Japanese historian (1936–2017)

Ichirō Inaba (稲葉 一郎, Inaba Ichirō) was a Japanese historian of China and professor emeritus at Kwansei Gakuin University.

==Career==
Ichirō Inaba graduated from the Kyoto University Graduate School of Letters in 1966. He studied under Ichisada Miyazaki, and his doctoral thesis was on official historians of the Six Dynasties. Following graduation, he lectured at a university for a year and two months before landing an assistant job at Ritsumeikan University, where he taught Chinese Historical Thought and Pre-Modern Chinese History after 1977. In October 1978, he visited China with a group of historians and archaeologists.

He was promoted to full professor in 1979, and a year later he joined the School of Humanities at Kwansei Gakuin University. He stayed there for over two decades before retiring in 2005.

==Works==
Inaba's research focused on the historical and economic views of Chinese statesmen, historians and philosophers, including Sang Hongyang, Sima Guang, Mozi, Mencius, Xunzi, Han Fei, Yuan Jue, and Zhang Xuecheng.
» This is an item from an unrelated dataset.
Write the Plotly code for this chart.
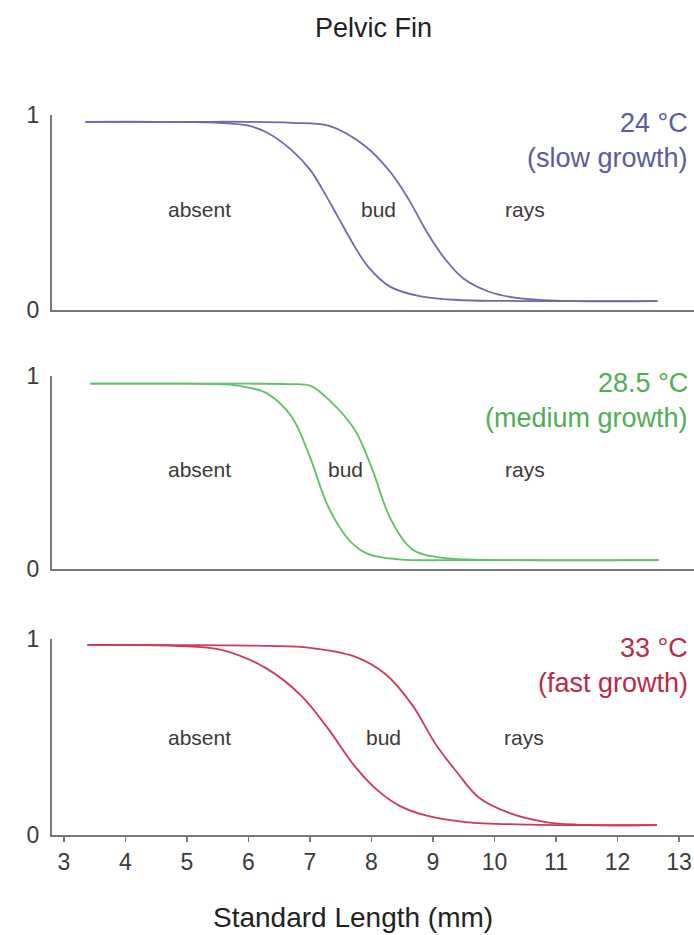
import plotly.graph_objects as go

# ---------------- data ----------------
panel_names = ["24 °C", "28.5 °C", "33 °C"]
panel_sub = ["(slow growth)", "(medium growth)", "(fast growth)"]
region_labels = ["absent", "bud", "rays"]
x_ticks = [3, 4, 5, 6, 7, 8, 9, 10, 11, 12, 13]

# 24 °C
slow_absent_x = [3.35, 4.5, 5.5, 6.0, 6.3, 6.7, 7.0, 7.2, 7.45, 7.7, 7.95, 8.3, 8.8, 9.5, 10.5, 12.65]
slow_absent_y = [0.965, 0.965, 0.96, 0.945, 0.91, 0.82, 0.72, 0.62, 0.48, 0.34, 0.22, 0.12, 0.07, 0.05, 0.046, 0.045]
slow_bud_x = [3.35, 5.0, 6.0, 6.7, 7.3, 7.9, 8.3, 8.6, 8.9, 9.2, 9.5, 9.9, 10.3, 11.0, 12.65]
slow_bud_y = [0.965, 0.965, 0.965, 0.96, 0.945, 0.84, 0.71, 0.57, 0.40, 0.26, 0.16, 0.095, 0.065, 0.048, 0.045]
slow_label_x = [5.2, 8.12, 10.49]

# 28.5 °C
med_absent_x = [3.43, 5.0, 5.7, 6.0, 6.3, 6.7, 7.0, 7.3, 7.65, 7.95, 8.45, 9.5, 12.67]
med_absent_y = [0.96, 0.96, 0.955, 0.94, 0.91, 0.79, 0.58, 0.32, 0.145, 0.077, 0.05, 0.046, 0.046]
med_bud_x = [3.43, 6.0, 6.65, 7.0, 7.33, 7.73, 8.02, 8.31, 8.67, 9.1, 9.53, 12.67]
med_bud_y = [0.96, 0.96, 0.958, 0.95, 0.87, 0.72, 0.51, 0.26, 0.10, 0.06, 0.05, 0.046]
med_label_x = [5.2, 7.57, 10.5]

# 33 °C
fast_absent_x = [3.38, 4.8, 5.56, 6.29, 6.86, 7.3, 7.73, 8.09, 8.45, 8.88, 9.53, 10.6, 12.64]
fast_absent_y = [0.97, 0.965, 0.945, 0.85, 0.71, 0.54, 0.35, 0.23, 0.15, 0.10, 0.066, 0.053, 0.05]
fast_bud_x = [3.38, 6.3, 7.0, 7.73, 8.23, 8.67, 9.03, 9.39, 9.75, 10.26, 10.83, 11.34, 12.64]
fast_bud_y = [0.97, 0.965, 0.955, 0.91, 0.82, 0.66, 0.47, 0.32, 0.19, 0.11, 0.066, 0.053, 0.05]
fast_label_x = [5.2, 8.2, 10.48]

# ---------------- style / layout ----------------
OFF = 0                      # body margin removed by post_script below
W, H = 694, 935
L = 52
PW = W - L
line_colors = ["#6d6aae", "#62bf68", "#cc3a58"]
text_colors = ["#5d5aa0", "#4fae55", "#bb2a45"]
panel_px = [(115, 310), (376, 569), (639, 835)]   # page px of y=1 and y=0
temp_px = [(123, 158), (383, 418), (648, 683)]
region_y = [0.513, 0.513, 0.495]
FONT = "Liberation Sans, Arial, sans-serif"
AXC = "#777777"


def px_x(p):
    return (p - OFF - L) / PW


def px_y(p):
    return 1 - (p - OFF) / H


panels = [
    (slow_absent_x, slow_absent_y, slow_bud_x, slow_bud_y, slow_label_x),
    (med_absent_x, med_absent_y, med_bud_x, med_bud_y, med_label_x),
    (fast_absent_x, fast_absent_y, fast_bud_x, fast_bud_y, fast_label_x),
]

fig = go.Figure()
annotations = []
for i, (ax_, ay_, bx_, by_, lx) in enumerate(panels):
    xa = "x" if i == 0 else f"x{i+1}"
    ya = "y" if i == 0 else f"y{i+1}"
    for xs, ys in ((ax_, ay_), (bx_, by_)):
        fig.add_trace(go.Scatter(x=xs, y=ys, mode="lines", xaxis=xa, yaxis=ya,
                                 line=dict(color=line_colors[i], width=1.8, shape="spline", smoothing=1.0),
                                 showlegend=False, hoverinfo="skip"))
    top, bot = panel_px[i]
    dom = [px_y(bot), px_y(top)]
    key = "" if i == 0 else str(i + 1)
    last = i == 2
    fig.update_layout(**{
        f"xaxis{key}": dict(domain=[0, 1], range=[2.805, 13.244], anchor=ya, automargin=False,
                            showline=True, linecolor=AXC, linewidth=2.4, showgrid=False, zeroline=False,
                            tickvals=x_ticks if last else [], ticktext=[str(t) for t in x_ticks] if last else [],
                            ticks="outside" if last else "", ticklen=5, tickwidth=1.5, tickcolor=AXC,
                            showticklabels=last,
                            tickfont=dict(family=FONT, size=23, color="#3a3a3a")),
        f"yaxis{key}": dict(domain=dom, range=[0, 1], anchor=xa, automargin=False,
                            showline=True, linecolor=AXC, linewidth=2, showgrid=False, zeroline=False,
                            tickvals=[0, 1], ticktext=["0", "1"], ticks="outside", ticklen=6,
                            tickcolor="rgba(0,0,0,0)",
                            tickfont=dict(family=FONT, size=23, color="#3a3a3a")),
    })
    for lab, x in zip(region_labels, lx):
        annotations.append(dict(x=x, y=region_y[i], xref=xa, yref=ya, text=lab, showarrow=False,
                                font=dict(family=FONT, size=21, color="#3a3a3a")))
    for txt, yp in ((panel_names[i], temp_px[i][0]), (panel_sub[i], temp_px[i][1])):
        annotations.append(dict(x=px_x(690), y=px_y(yp), xref="paper", yref="paper",
                                text=txt, showarrow=False, xanchor="right", yanchor="middle",
                                font=dict(family=FONT, size=27, color=text_colors[i])))

annotations.append(dict(x=px_x(374), y=px_y(28), xref="paper", yref="paper",
                        text="Pelvic Fin", showarrow=False, yanchor="middle",
                        font=dict(family=FONT, size=27, color="#222222")))
annotations.append(dict(x=px_x(353), y=px_y(917), xref="paper", yref="paper",
                        text="Standard Length (mm)", showarrow=False, yanchor="middle",
                        font=dict(family=FONT, size=28, color="#222222")))

fig.update_layout(width=W, height=H, margin=dict(l=L, r=0, t=0, b=0, autoexpand=False),
                  paper_bgcolor="white", plot_bgcolor="white", annotations=annotations)

fig.write_html("out.html",
               config={"displayModeBar": False, "staticPlot": True},
               post_script="document.body.style.margin='0px';document.body.style.overflow='hidden';")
He wrote a chapter for Chinese Medieval History Research (中国中世史研究, Kyoto University Press, 1970) and contributed several entries to the western reference book A Sung Bibliography (French: Bibliographie des Sung, The Chinese University Press, 1978).

His own books include Chinese Historical Thought: A Study of Jizhuanti (中国の歴史思想―紀伝体考, Sobunsha, 1999) and A Study of the History of Chinese Historiography (中国史学史の研究, Kyoto University Press, 2006), which collected his papers from several decades.

He also authored a travel photography book titled Traveling in Jiangnan: Suzhou, Hangzhou, Shanghai (江南旅情―蘇州・杭州・上海, U-Time, 2005), featuring photos from the Jiangnan region of China.

==Death==
In 2017, Inaba died from acute subdural hematoma in Ikoma, Nara. He was 81.